Escape on the sly
A visit to the biggest Butte County lake you’ve likely never heard about
Leaving Chico one recent Saturday bound for Sly Creek Reservoir, the troubles of daily life seemed to slip away in waves.
The first rush of relief came as we secured the final requisite provisions for our overnight camping trip, and a more profound sense of well-being washed over me as I caught sight of Lake Oroville spreading out far below as we climbed into the Sierra Nevada foothills.
As cellphone service ceased somewhere around Forbestown, the placidity that only comes courtesy of mountain air, trees as far as the eye can see and escaping the shackles of everyday life settled in. Our party numbered six, including an intrepid chihuahua/dachshund named Violet.
Sly Creek Reservoir is a large body of water at the far eastern edge of Butte County in the Plumas National Forest. We’d opted to visit Sly Creek Campground, one of two camping areas on the lake operated by South Feather Water & Power, which built the earthen dam that forms the reservoir in 1961. The dearth of information available about the place, a surprisingly little-known and untouted destination considering the lake’s relative size, ensured that none of us knew exactly what to expect as we passed through tiny mountain towns like Challenge and Clipper Mills. It’s definitely God’s country up there, in more than one sense, as the only unshuttered public buildings we saw beyond the Forbestown General Store were churches, religious retreats and the Woodleaf summer camp, operated by Christian group Young Life.
We took a left turn at an abandoned lodge for the last leg of the trip, a gravel road that hugs the mountainside as it snakes over and past dizzying drops, making us wonder where we’d find shoreline. Then we rounded a corner and caught sight of the huge rock dam, where we paused to drink in the awesome sight of the lake from its west end. We later learned this was just the beginning, with the main body farther out and around a series of inlets and peninsulas, accessible only by boat, some serious hiking or alternate roads. It was an impressive sight, but a bit jarring to also see several speed boats kicking up wakes in every direction, the high whine of their super-charged engines and “woo-hoos!” of wakeboarders contrasting our imagined escape from the things of man.
We took the last available spot at site 13, fortunate for us because the campground is first-come, first-served. Thirteen also proved lucky because it’s a great spot nestled in a grove of trees and surrounded on two sides by beautiful blue wildflowers. After we set up camp, we realized a small path led directly down the bank to our own semi-private cove.
Any misgivings we’d had about the crowds or boats washed away when we dove into the water. When we got out, we had our first and only notable wildlife encounter as a small water snake swam by, its head poking above the surface.
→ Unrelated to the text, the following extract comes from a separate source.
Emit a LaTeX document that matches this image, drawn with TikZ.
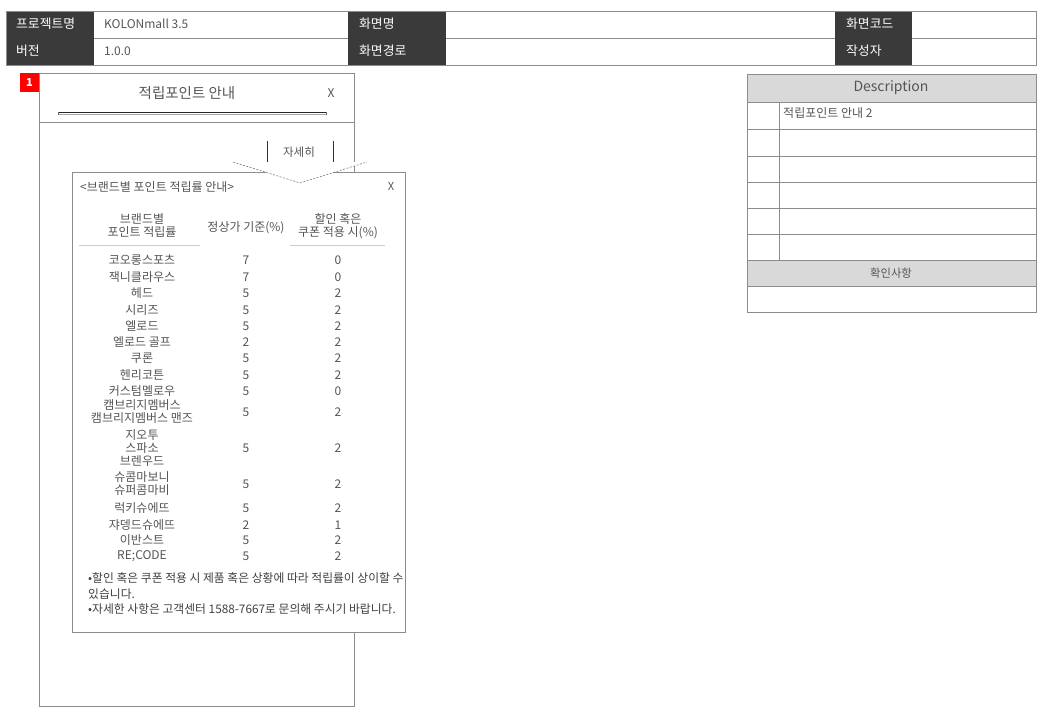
\documentclass[tikz,border=0pt]{standalone}
\usepackage{fontspec}
\setmainfont{Noto Sans CJK KR}
\usetikzlibrary{calc}
\definecolor{hdrdark}{HTML}{3A3A3A}
\definecolor{hdrline}{HTML}{8C8C8C}
\definecolor{descgray}{HTML}{D9D9D9}
\definecolor{txtgray}{HTML}{555555}

\begin{document}
\begin{tikzpicture}[x=1pt,y=-1pt,
	every node/.style={inner sep=0pt},
	lbl/.style={text=white,anchor=west,font=\fontsize{12.8}{14}\selectfont},
	val/.style={text=txtgray,anchor=west,font=\fontsize{12}{13}\selectfont},
	cell/.style={text=txtgray,align=center,font=\fontsize{12}{13}\selectfont},
	note/.style={text=black!75,anchor=west,font=\fontsize{11.8}{13}\selectfont},
	frameline/.style={draw=hdrline,line width=0.8pt}]
	\useasboundingbox (0,0) rectangle (1040,720);

	% header table
	\begin{scope}
		\fill[hdrdark] (6,11) rectangle (94,65);
		\fill[hdrdark] (348,11) rectangle (446,65);
		\fill[hdrdark] (835,11) rectangle (912,65);
		\draw[hdrline] (94,38) -- (348,38) (446,38) -- (835,38) (912,38) -- (1036,38);
		\draw[hdrline] (6,11) rectangle (1036,65);

		\newcommand\drawLabel[4]{\node[lbl] (#4) at (#1,#2) {#3};}
		\newcommand\drawValue[4]{\node[val] (#4) at (#1,#2) {#3};}

		\drawLabel{16}{24}{프로젝트명}{project}
		\drawLabel{16}{51}{버전}{version}
		\drawLabel{359}{24}{화면명}{screen}
		\drawLabel{359}{51}{화면경로}{path}
		\drawLabel{846}{24}{화면코드}{code}
		\drawLabel{846}{51}{작성자}{writer}
		\drawValue{104}{24}{KOLONmall 3.5}{projectval}
		\drawValue{104}{51}{1.0.0}{versionval}
	\end{scope}

	% phone frame
	\begin{scope}
		\draw[frameline] (39,73) rectangle (354,706);
		\draw[frameline] (39,122) -- (354,122);
		\fill[red] (20,73) rectangle (39,92);
		\node[text=white,font=\fontsize{11}{12}\selectfont\bfseries] (badge) at (29.5,82.5) {1};
		\node[text=txtgray,font=\fontsize{14.5}{16}\selectfont] (title) at (187,93) {적립포인트 안내};
		\node[text=txtgray,font=\fontsize{12}{14}\selectfont] (close) at (331,93) {X};
		\draw[black!85] (58,112) -- (326,112);
		\draw[black!35] (58,114.5) -- (326,114.5);
		\draw[black!60] (58,112) -- (58,114.5) (326,112) -- (326,114.5);

		\draw[black!80] (267,141) -- (267,162) (333,141) -- (333,162);
		\node[text=txtgray,font=\fontsize{11.5}{12}\selectfont] (more) at (299,152) {자세히};
	\end{scope}

	% popup
	\begin{scope}
		\draw[frameline,fill=white] (72,172) rectangle (405,632);
		\coordinate (tipL) at (233,162);
		\coordinate (tip) at (300,183);
		\coordinate (tipR) at (367,162);
		\fill[white] (tipL) -- (tip) -- (tipR) -- cycle;
		\draw[black!70,dash pattern=on 2pt off 1.5pt] (tipL) -- (tip) -- (tipR);

		\node[text=txtgray,anchor=west,font=\fontsize{12}{13}\selectfont] (poptitle) at (80,187) {<브랜드별 포인트 적립률 안내>};
		\node[text=txtgray,font=\fontsize{11}{12}\selectfont] (popclose) at (391,186) {X};

		\node[cell] (head1) at (142,226) {브랜드별\\포인트 적립률};
		\node[cell] (head2) at (246,228) {정상가 기준(\%)};
		\node[cell] (head3) at (338,226) {할인 혹은\\쿠폰 적용 시(\%)};
		\draw[black!20] (79,245) -- (200,245) (290,245) -- (385,245);

		\foreach \y/\brand/\a/\b [count=\i] in {
			260/코오롱스포츠/7/0, 277/잭니클라우스/7/0, 293/헤드/5/2,
			310/시리즈/5/2, 326/엘로드/5/2, 342/엘로드 골프/2/2,
			358/쿠론/5/2, 375/헨리코튼/5/2, 391/커스텀멜로우/5/0,
			412/{캠브리지멤버스\\캠브리지멤버스 맨즈}/5/2,
			448/{지오투\\스파소\\브렌우드}/5/2,
			484/{슈콤마보니\\슈퍼콤마비}/5/2,
			508/럭키슈에뜨/5/2, 525/쟈뎅드슈에뜨/2/1,
			540/이반스트/5/2, 556/RE;CODE/5/2}
		{
			\node[cell] (brand\i) at (142,\y) {\brand};
			\node[cell] (rate\i) at (246,\y) {\a};
			\node[cell] (sale\i) at (338,\y) {\b};
		}

		\begin{scope}
			\clip (72,172) rectangle (404,632);
			\node[note] (note1) at (88,578) {•할인 혹은 쿠폰 적용 시 제품 혹은 상황에 따라 적립률이 상이할 수};
			\node[note] (note2) at (88,594) {있습니다.};
			\node[note] (note3) at (88,609) {•자세한 사항은 고객센터 1588-7667로 문의해 주시기 바랍니다.};
		\end{scope}
	\end{scope}

	% description panel
	\begin{scope}
		\fill[descgray] (747,74) rectangle (1036,102);
		\fill[descgray] (747,260) rectangle (1036,286);
		\foreach \y in {102,129,156,182,208,234,260,286}
			\draw[hdrline] (747,\y) -- (1036,\y);
		\draw[hdrline] (779,102) -- (779,260);
		\draw[hdrline] (747,74) rectangle (1036,312);
		\node[text=txtgray,font=\fontsize{14}{15}\selectfont] (desc) at (891,88) {Description};
		\node[val] (desc1) at (783,113) {적립포인트 안내 2};
		\node[text=txtgray,font=\fontsize{11.3}{12}\selectfont] (check) at (891,273) {확인사항};
	\end{scope}
\end{tikzpicture}
\end{document}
As evening fell the boats came ashore, returning a glass-like smoothness to the lake’s surface, and the added privacy of nightfall even allowed for some moonlit skinny dipping (or, in my case, chunky dunking).
The next day, after we headed back toward civilization, we were stopped by a fresh-faced Forest Service worker (likely an intern) conducting a survey of the facilities. We gave a mostly good review, although even he balked at the campsite’s price tag after hearing it cost $20. Still, it was a price worth paying for the brief respite from the rat race in a beautiful place. If and when I return to Sly Creek, I think I’ll opt for the lake’s other site—the reputedly more secluded Strawberry Campground—to get a perspective from the other side of the lake. I’d also love to come back with more time and my own (nonpowered) boat, because there are miles of shoreline to explore.